● Provided data
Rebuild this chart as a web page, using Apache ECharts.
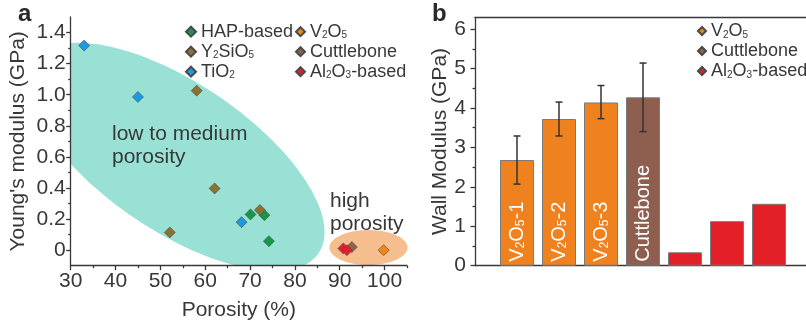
<!DOCTYPE html>
<html>
<head>
<meta charset="utf-8">
<script src="https://cdn.jsdelivr.net/npm/echarts@6.0.0/dist/echarts.min.js"></script>
<style>
  html, body { margin: 0; padding: 0; background: #fff; }
  #chart { width: 806px; height: 324px; }
</style>
</head>
<body>
<div id="chart"></div>
<script>
const FONT = '"Liberation Sans", Arial, Helvetica, sans-serif';
const INK = '#383838';

// panel a: porosity (%) vs Young's modulus (GPa)
const HAP_X = [70.1, 73.2, 74.2];
const HAP_Y = [0.23, 0.225, 0.058];
const YSIO_X = [58.1, 62.1, 52.1, 72.2];
const YSIO_Y = [1.026, 0.397, 0.114, 0.258];
const TIO2_X = [33.0, 45.0, 68.1];
const TIO2_Y = [1.316, 0.986, 0.18];
const V2O5_X = [99.8];
const V2O5_Y = [0];
const CUTTLE_X = [92.7];
const CUTTLE_Y = [0.02];
const AL2O3_X = [90.8, 91.6];
const AL2O3_Y = [0.011, 0];

const X_TICKS = [30, 40, 50, 60, 70, 80, 90, 100];
const X_MINOR = [35, 45, 55, 65, 75, 85, 95, 105];
const Y_TICKS = [0, 0.2, 0.4, 0.6, 0.8, 1.0, 1.2, 1.4];
const Y_MINOR = [0.1, 0.3, 0.5, 0.7, 0.9, 1.1, 1.3];

// panel b: wall modulus per sample
const BAR_POS = [1, 2, 3, 4, 5, 6, 7];
const BAR_GROUP = ['V2O5', 'V2O5', 'V2O5', 'Cuttlebone', 'Al2O3-based', 'Al2O3-based', 'Al2O3-based'];
const BAR_TEXT = ['{n|V}{s|2}{n|O}{s|5}{n|-1}', '{n|V}{s|2}{n|O}{s|5}{n|-2}', '{n|V}{s|2}{n|O}{s|5}{n|-3}', 'Cuttlebone', '', '', ''];
const WALL = [2.68, 3.72, 4.14, 4.27, 0.34, 1.13, 1.57];
const ERR_LO = [2.07, 3.29, 3.73, 3.40];
const ERR_HI = [3.29, 4.15, 4.57, 5.14];
const B_TICKS = [0, 1, 2, 3, 4, 5, 6];
const B_MINOR = [0.5, 1.5, 2.5, 3.5, 4.5, 5.5];

// shaded porosity regions (center in data units, radii in px)
const ELLIPSES = [
  { center: [53.5, 0.60], rx: 172, ry: 74, angle: 34, color: '#98e1d4' },
  { center: [96.4, 0.017], rx: 39, ry: 17.5, angle: 0, color: '#f6bd8f' },
];

const COLORS = {
  'HAP-based': '#14994a', 'Y2SiO5': '#8a7233', 'TiO2': '#1a9be0',
  'V2O5': '#f08618', 'Cuttlebone': '#8f6250', 'Al2O3-based': '#e3202a',
};
const BAR_COLORS = { 'V2O5': '#ef821e', 'Cuttlebone': '#8e5e4e', 'Al2O3-based': '#e21e26' };
const RICH_NAME = {
  'Y2SiO5': 'Y{s|2}SiO{s|5}', 'TiO2': 'TiO{s|2}',
  'V2O5': 'V{s|2}O{s|5}', 'Al2O3-based': 'Al{s|2}O{s|3}-based',
};

const zip = (xs, ys) => xs.map((x, i) => [x, ys[i]]);
const SCATTER = [
  ['HAP-based', zip(HAP_X, HAP_Y)],
  ['Y2SiO5', zip(YSIO_X, YSIO_Y)],
  ['TiO2', zip(TIO2_X, TIO2_Y)],
  ['V2O5', zip(V2O5_X, V2O5_Y)],
  ['Cuttlebone', zip(CUTTLE_X, CUTTLE_Y)],
  ['Al2O3-based', zip(AL2O3_X, AL2O3_Y)],
];

const lineStyle = { color: INK, width: 1.3 };
const labelStyle = { color: INK, fontSize: 21, fontFamily: FONT };
const nameStyle = { color: INK, fontSize: 21, fontFamily: FONT };

function axis(grid, min, max, ticks, extra) {
  return Object.assign({
    type: 'value', gridIndex: grid, min, max,
    axisLine: { show: true, onZero: false, lineStyle },
    axisTick: { show: true, customValues: ticks, length: 4.5, lineStyle },
    axisLabel: { show: true, customValues: ticks, ...labelStyle },
    splitLine: { show: false },
  }, extra);
}
function minorAxis(grid, min, max, ticks, position) {
  return {
    type: 'value', gridIndex: grid, min, max, position,
    axisLine: { show: false, onZero: false },
    axisTick: { show: true, customValues: ticks, length: 2.5, lineStyle },
    axisLabel: { show: false },
    splitLine: { show: false },
  };
}

const legendText = {
  color: INK, fontSize: 18, lineHeight: 18, fontFamily: FONT,
  rich: { s: { fontSize: 10, lineHeight: 6, verticalAlign: 'bottom', color: INK, fontFamily: FONT } },
};
const legendBase = {
  orient: 'vertical', icon: 'diamond', itemGap: 2, padding: 0, selectedMode: false,
  textStyle: legendText, formatter: n => RICH_NAME[n] || n,
};

const chart = echarts.init(document.getElementById('chart'));
chart.setOption({
  animation: false,
  textStyle: { fontFamily: FONT },
  grid: [
    { left: 70.7, top: 17, right: 399, bottom: 58.3, outerBoundsMode: 'none' },
    { left: 475, top: 17.3, right: -5, bottom: 58.3, outerBoundsMode: 'none' },
  ],
  xAxis: [
    axis(0, 30, 105, X_TICKS, {
      position: 'bottom', axisLabel: { customValues: X_TICKS, margin: 5, ...labelStyle },
      name: 'Porosity (%)', nameLocation: 'middle', nameGap: 34, nameTextStyle: nameStyle,
    }),
    minorAxis(0, 30, 105, X_MINOR, 'bottom'),
    {
      type: 'value', gridIndex: 1, min: 0, max: 8, position: 'bottom',
      axisLine: { show: true, onZero: false, lineStyle },
      axisTick: { show: false }, axisLabel: { show: false }, splitLine: { show: false },
    },
    {
      type: 'value', gridIndex: 1, min: 0, max: 8, position: 'top',
      axisLine: { show: true, onZero: false, lineStyle },
      axisTick: { show: false }, axisLabel: { show: false }, splitLine: { show: false },
    },
  ],
  yAxis: [
    axis(0, -0.1, 1.5, Y_TICKS, {
      position: 'left',
      axisLabel: {
        customValues: Y_TICKS, margin: 5, ...labelStyle,
        formatter: v => (v === 0 ? '0' : v.toFixed(1)),
      },
      name: "Young's modulus (GPa)", nameLocation: 'middle', nameGap: 42, nameTextStyle: nameStyle,
    }),
    minorAxis(0, -0.1, 1.5, Y_MINOR, 'left'),
    axis(1, 0, 6.3, B_TICKS, {
      position: 'left',
      axisLabel: { customValues: B_TICKS, margin: 9, ...labelStyle },
      name: 'Wall Modulus (GPa)', nameLocation: 'middle', nameGap: 21.5, nameTextStyle: nameStyle,
    }),
    minorAxis(1, 0, 6.3, B_MINOR, 'left'),
  ],
  legend: [
    { ...legendBase, data: ['HAP-based', 'Y2SiO5', 'TiO2'], left: 185, top: 22.7, itemWidth: 10, itemHeight: 10 },
    { ...legendBase, data: ['V2O5', 'Cuttlebone', 'Al2O3-based'], left: 295, top: 22.7, itemWidth: 9, itemHeight: 9 },
    { ...legendBase, data: ['V2O5', 'Cuttlebone', 'Al2O3-based'], left: 697, top: 22, itemWidth: 8, itemHeight: 8 },
  ],
  graphic: [
    { type: 'text', z: 100, left: 18, top: 2, style: { text: 'a', font: `bold 24px ${FONT}`, fill: '#2a2a2a' } },
    { type: 'text', z: 100, left: 432, top: 2, style: { text: 'b', font: `bold 24px ${FONT}`, fill: '#2a2a2a' } },
    { type: 'text', z: 100, left: 112, top: 123, style: { text: 'low to medium\nporosity', fontSize: 21, lineHeight: 23, fontFamily: FONT, fill: INK } },
    { type: 'text', z: 100, left: 330, top: 189.5, style: { text: 'high\nporosity', fontSize: 21, lineHeight: 23, fontFamily: FONT, fill: INK } },
  ],
  series: [
    {
      type: 'custom', name: 'regions', xAxisIndex: 0, yAxisIndex: 0, clip: true, silent: true, z: 0,
      data: ELLIPSES.map(e => e.center),
      renderItem: (params, api) => {
        const e = ELLIPSES[params.dataIndex];
        const c = api.coord([api.value(0), api.value(1)]);
        const th = e.angle * Math.PI / 180;
        const pts = [];
        for (let k = 0; k < 160; k++) {
          const t = k / 160 * 2 * Math.PI;
          pts.push([
            c[0] + e.rx * Math.cos(t) * Math.cos(th) - e.ry * Math.sin(t) * Math.sin(th),
            c[1] + e.rx * Math.cos(t) * Math.sin(th) + e.ry * Math.sin(t) * Math.cos(th),
          ]);
        }
        return { type: 'polygon', shape: { points: pts }, style: { fill: e.color } };
      },
    },
    ...SCATTER.map(([name, data]) => ({
      type: 'scatter', name, xAxisIndex: 0, yAxisIndex: 0, data, z: 3,
      symbol: 'diamond', symbolSize: 11,
      itemStyle: { color: COLORS[name], borderColor: '#4a4a4a', borderWidth: 0.6, opacity: 1 },
    })),
    ...['V2O5', 'Cuttlebone', 'Al2O3-based'].map(name => ({
      type: 'bar', name, xAxisIndex: 2, yAxisIndex: 2, stack: 'wall', barWidth: 34,
      data: BAR_POS.map((x, i) => [x, WALL[i], i]).filter((d, i) => BAR_GROUP[i] === name),
      itemStyle: { color: BAR_COLORS[name], borderColor: '#7a7a7a', borderWidth: 1 },
      label: {
        show: true, position: 'insideBottom', rotate: 90, align: 'left', verticalAlign: 'middle',
        distance: 4, color: '#fff', fontSize: 20, lineHeight: 20, fontFamily: FONT,
        formatter: p => BAR_TEXT[p.data[2]],
        rich: {
          n: { fontSize: 20, lineHeight: 20, color: '#fff', fontFamily: FONT },
          s: { fontSize: 12, lineHeight: 6, verticalAlign: 'bottom', color: '#fff', fontFamily: FONT },
        },
      },
    })),
    {
      type: 'custom', name: 'err', xAxisIndex: 2, yAxisIndex: 2, z: 5, silent: true,
      data: ERR_LO.map((lo, i) => [BAR_POS[i], lo, ERR_HI[i]]),
      encode: { x: 0, y: [1, 2] },
      renderItem: (params, api) => {
        const lo = api.coord([api.value(0), api.value(1)]);
        const hi = api.coord([api.value(0), api.value(2)]);
        const w = 3.5;
        const style = { stroke: '#333', lineWidth: 1.5 };
        return {
          type: 'group', children: [
            { type: 'line', shape: { x1: lo[0], y1: lo[1], x2: hi[0], y2: hi[1] }, style },
            { type: 'line', shape: { x1: lo[0] - w, y1: lo[1], x2: lo[0] + w, y2: lo[1] }, style },
            { type: 'line', shape: { x1: hi[0] - w, y1: hi[1], x2: hi[0] + w, y2: hi[1] }, style },
          ],
        };
      },
    },
  ],
});
</script>
</body>
</html>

● Aim
Pictures are excluded; extract exactly the lines from the start of the data through the line that holds "const INK = '#383838';", both ends included.

● Written answer
Rebuild this chart as a web page, using Apache ECharts.
<!DOCTYPE html>
<html>
<head>
<meta charset="utf-8">
<script src="https://cdn.jsdelivr.net/npm/echarts@6.0.0/dist/echarts.min.js"></script>
<style>
  html, body { margin: 0; padding: 0; background: #fff; }
  #chart { width: 806px; height: 324px; }
</style>
</head>
<body>
<div id="chart"></div>
<script>
const FONT = '"Liberation Sans", Arial, Helvetica, sans-serif';
const INK = '#383838';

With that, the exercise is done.